◆ Directive ◆
Leave the pictures out and write out exactly the lines from the top of the entries through the line containing "const parse = d3.utcParse('%Y-%m-%d');".
--- Start of Data excerpts ---
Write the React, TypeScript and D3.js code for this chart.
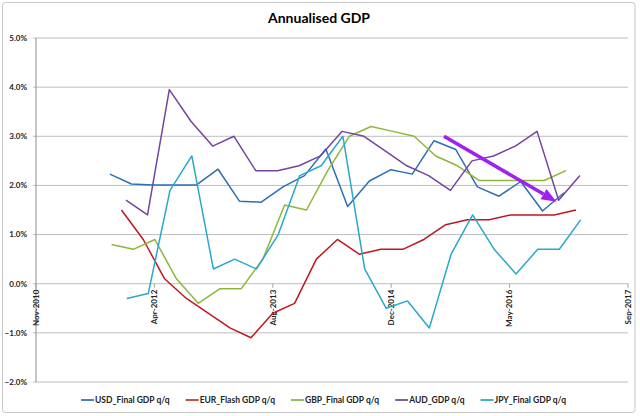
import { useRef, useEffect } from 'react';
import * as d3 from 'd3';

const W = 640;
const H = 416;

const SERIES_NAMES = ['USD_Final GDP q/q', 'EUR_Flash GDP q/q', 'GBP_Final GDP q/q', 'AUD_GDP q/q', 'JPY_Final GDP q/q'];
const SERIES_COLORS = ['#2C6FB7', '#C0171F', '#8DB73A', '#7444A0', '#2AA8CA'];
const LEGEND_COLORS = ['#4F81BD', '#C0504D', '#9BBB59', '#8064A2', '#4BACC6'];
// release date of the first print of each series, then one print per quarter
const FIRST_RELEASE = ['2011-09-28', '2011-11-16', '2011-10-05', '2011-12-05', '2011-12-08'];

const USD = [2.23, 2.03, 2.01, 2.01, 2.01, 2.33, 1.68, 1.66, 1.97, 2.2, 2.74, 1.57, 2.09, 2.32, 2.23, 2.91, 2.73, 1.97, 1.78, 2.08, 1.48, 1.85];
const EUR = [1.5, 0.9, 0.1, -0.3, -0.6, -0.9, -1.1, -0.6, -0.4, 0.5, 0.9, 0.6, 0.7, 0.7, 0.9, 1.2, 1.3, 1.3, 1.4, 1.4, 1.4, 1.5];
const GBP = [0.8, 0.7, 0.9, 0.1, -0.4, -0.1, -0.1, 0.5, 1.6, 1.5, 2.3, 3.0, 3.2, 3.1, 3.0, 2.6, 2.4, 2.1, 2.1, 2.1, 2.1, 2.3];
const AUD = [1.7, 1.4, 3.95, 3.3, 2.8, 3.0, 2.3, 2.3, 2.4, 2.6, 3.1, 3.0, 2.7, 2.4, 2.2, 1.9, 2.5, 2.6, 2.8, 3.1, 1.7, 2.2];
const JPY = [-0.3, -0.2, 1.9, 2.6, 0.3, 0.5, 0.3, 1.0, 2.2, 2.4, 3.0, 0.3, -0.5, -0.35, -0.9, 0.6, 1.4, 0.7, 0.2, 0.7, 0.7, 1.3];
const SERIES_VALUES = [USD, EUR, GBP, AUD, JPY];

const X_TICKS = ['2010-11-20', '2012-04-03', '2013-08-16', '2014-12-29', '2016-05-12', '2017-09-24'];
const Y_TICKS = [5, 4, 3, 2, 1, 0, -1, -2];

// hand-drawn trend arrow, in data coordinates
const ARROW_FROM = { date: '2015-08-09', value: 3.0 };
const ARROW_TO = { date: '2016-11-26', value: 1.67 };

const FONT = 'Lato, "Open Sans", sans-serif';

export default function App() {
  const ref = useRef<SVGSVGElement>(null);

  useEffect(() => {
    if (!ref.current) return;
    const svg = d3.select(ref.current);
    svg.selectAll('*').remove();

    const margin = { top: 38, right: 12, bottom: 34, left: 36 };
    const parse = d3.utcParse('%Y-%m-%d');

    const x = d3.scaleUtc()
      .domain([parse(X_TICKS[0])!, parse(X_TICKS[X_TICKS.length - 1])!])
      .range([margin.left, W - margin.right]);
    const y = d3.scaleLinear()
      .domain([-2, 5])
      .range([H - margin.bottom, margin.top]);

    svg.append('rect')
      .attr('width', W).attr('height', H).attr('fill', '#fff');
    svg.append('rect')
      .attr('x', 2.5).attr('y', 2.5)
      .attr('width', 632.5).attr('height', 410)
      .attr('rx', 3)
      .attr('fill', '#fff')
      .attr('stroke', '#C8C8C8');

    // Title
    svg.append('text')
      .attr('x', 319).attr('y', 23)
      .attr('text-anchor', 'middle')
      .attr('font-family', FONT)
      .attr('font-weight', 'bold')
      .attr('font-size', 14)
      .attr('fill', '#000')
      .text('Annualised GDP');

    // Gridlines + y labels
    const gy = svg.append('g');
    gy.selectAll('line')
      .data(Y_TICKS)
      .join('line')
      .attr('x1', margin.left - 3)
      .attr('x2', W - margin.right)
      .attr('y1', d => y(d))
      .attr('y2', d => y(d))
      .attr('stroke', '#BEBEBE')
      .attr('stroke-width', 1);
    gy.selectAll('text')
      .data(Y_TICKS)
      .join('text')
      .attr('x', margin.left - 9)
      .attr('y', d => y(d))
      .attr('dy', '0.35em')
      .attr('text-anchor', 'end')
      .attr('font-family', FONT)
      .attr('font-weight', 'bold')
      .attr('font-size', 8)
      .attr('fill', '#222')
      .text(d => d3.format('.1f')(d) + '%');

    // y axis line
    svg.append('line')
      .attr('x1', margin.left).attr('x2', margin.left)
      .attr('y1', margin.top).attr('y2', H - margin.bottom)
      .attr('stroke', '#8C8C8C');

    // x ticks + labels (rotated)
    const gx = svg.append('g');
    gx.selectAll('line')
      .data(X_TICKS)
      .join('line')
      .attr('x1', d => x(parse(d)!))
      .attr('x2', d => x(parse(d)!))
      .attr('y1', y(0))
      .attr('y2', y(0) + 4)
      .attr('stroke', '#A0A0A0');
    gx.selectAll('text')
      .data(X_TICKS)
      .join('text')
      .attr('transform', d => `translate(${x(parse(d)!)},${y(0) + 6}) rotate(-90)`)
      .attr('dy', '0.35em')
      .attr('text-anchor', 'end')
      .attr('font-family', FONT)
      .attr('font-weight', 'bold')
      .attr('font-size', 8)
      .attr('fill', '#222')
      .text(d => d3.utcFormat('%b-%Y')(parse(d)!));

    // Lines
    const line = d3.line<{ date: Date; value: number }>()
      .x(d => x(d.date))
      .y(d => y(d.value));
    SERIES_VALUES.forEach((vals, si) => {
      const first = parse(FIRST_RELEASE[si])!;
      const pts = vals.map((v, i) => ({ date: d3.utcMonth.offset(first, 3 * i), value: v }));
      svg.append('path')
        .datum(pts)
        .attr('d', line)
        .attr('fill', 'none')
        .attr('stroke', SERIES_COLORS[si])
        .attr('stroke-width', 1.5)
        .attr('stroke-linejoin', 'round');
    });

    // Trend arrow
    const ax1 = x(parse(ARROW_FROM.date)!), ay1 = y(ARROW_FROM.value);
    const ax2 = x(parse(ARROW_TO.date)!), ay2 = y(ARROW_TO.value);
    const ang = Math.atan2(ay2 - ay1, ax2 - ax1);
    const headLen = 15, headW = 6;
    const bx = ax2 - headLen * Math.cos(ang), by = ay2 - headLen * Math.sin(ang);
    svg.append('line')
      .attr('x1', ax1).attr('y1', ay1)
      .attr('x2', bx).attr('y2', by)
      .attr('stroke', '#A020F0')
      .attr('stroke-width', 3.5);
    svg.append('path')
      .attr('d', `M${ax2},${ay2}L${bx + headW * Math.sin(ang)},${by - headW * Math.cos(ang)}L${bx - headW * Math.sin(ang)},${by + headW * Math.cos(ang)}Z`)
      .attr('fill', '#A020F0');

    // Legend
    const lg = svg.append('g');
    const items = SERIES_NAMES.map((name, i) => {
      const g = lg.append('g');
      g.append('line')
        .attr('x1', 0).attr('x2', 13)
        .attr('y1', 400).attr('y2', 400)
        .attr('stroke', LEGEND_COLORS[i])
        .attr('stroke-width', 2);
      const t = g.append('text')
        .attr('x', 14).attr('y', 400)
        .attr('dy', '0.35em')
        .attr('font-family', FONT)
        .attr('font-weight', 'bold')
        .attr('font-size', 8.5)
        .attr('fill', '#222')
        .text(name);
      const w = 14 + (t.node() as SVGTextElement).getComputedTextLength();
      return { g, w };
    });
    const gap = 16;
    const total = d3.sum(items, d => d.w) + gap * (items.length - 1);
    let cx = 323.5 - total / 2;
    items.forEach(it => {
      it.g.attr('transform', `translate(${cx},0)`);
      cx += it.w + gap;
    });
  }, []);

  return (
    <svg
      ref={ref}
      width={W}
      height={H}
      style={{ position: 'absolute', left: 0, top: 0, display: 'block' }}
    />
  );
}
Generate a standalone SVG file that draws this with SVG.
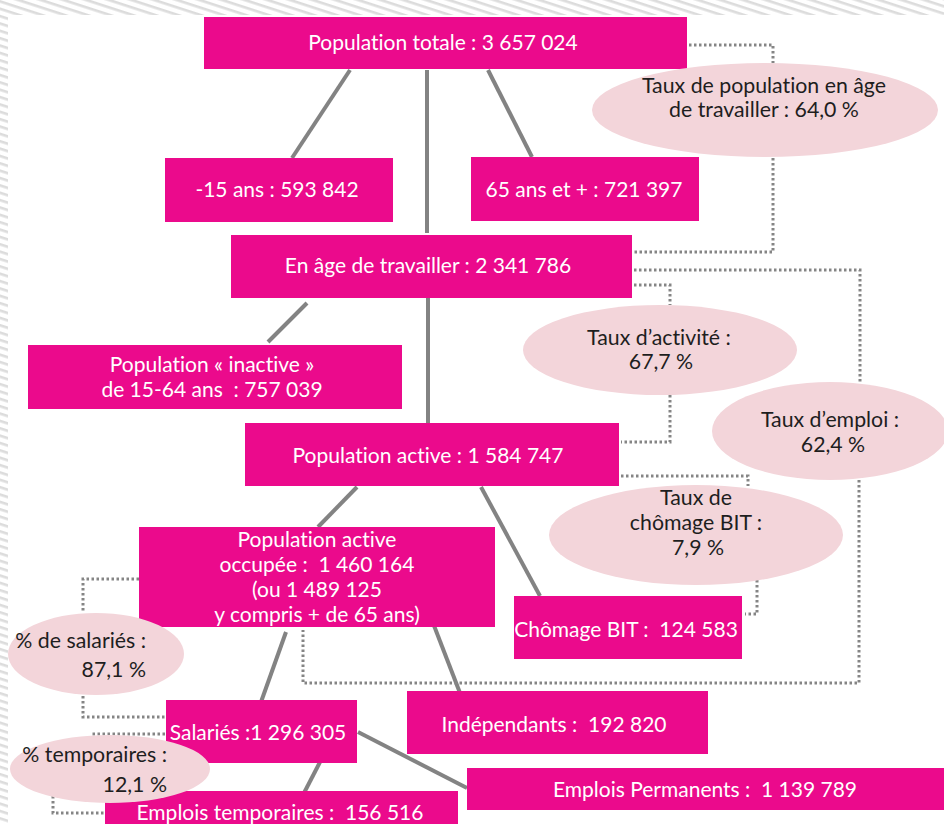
--- End of Data excerpts ---
◆ Output for this task ◆
Write the React, TypeScript and D3.js code for this chart.
import { useRef, useEffect } from 'react';
import * as d3 from 'd3';

const W = 640;
const H = 416;

const SERIES_NAMES = ['USD_Final GDP q/q', 'EUR_Flash GDP q/q', 'GBP_Final GDP q/q', 'AUD_GDP q/q', 'JPY_Final GDP q/q'];
const SERIES_COLORS = ['#2C6FB7', '#C0171F', '#8DB73A', '#7444A0', '#2AA8CA'];
const LEGEND_COLORS = ['#4F81BD', '#C0504D', '#9BBB59', '#8064A2', '#4BACC6'];
// release date of the first print of each series, then one print per quarter
const FIRST_RELEASE = ['2011-09-28', '2011-11-16', '2011-10-05', '2011-12-05', '2011-12-08'];

const USD = [2.23, 2.03, 2.01, 2.01, 2.01, 2.33, 1.68, 1.66, 1.97, 2.2, 2.74, 1.57, 2.09, 2.32, 2.23, 2.91, 2.73, 1.97, 1.78, 2.08, 1.48, 1.85];
const EUR = [1.5, 0.9, 0.1, -0.3, -0.6, -0.9, -1.1, -0.6, -0.4, 0.5, 0.9, 0.6, 0.7, 0.7, 0.9, 1.2, 1.3, 1.3, 1.4, 1.4, 1.4, 1.5];
const GBP = [0.8, 0.7, 0.9, 0.1, -0.4, -0.1, -0.1, 0.5, 1.6, 1.5, 2.3, 3.0, 3.2, 3.1, 3.0, 2.6, 2.4, 2.1, 2.1, 2.1, 2.1, 2.3];
const AUD = [1.7, 1.4, 3.95, 3.3, 2.8, 3.0, 2.3, 2.3, 2.4, 2.6, 3.1, 3.0, 2.7, 2.4, 2.2, 1.9, 2.5, 2.6, 2.8, 3.1, 1.7, 2.2];
const JPY = [-0.3, -0.2, 1.9, 2.6, 0.3, 0.5, 0.3, 1.0, 2.2, 2.4, 3.0, 0.3, -0.5, -0.35, -0.9, 0.6, 1.4, 0.7, 0.2, 0.7, 0.7, 1.3];
const SERIES_VALUES = [USD, EUR, GBP, AUD, JPY];

const X_TICKS = ['2010-11-20', '2012-04-03', '2013-08-16', '2014-12-29', '2016-05-12', '2017-09-24'];
const Y_TICKS = [5, 4, 3, 2, 1, 0, -1, -2];

// hand-drawn trend arrow, in data coordinates
const ARROW_FROM = { date: '2015-08-09', value: 3.0 };
const ARROW_TO = { date: '2016-11-26', value: 1.67 };

const FONT = 'Lato, "Open Sans", sans-serif';

export default function App() {
  const ref = useRef<SVGSVGElement>(null);

  useEffect(() => {
    if (!ref.current) return;
    const svg = d3.select(ref.current);
    svg.selectAll('*').remove();

    const margin = { top: 38, right: 12, bottom: 34, left: 36 };
    const parse = d3.utcParse('%Y-%m-%d');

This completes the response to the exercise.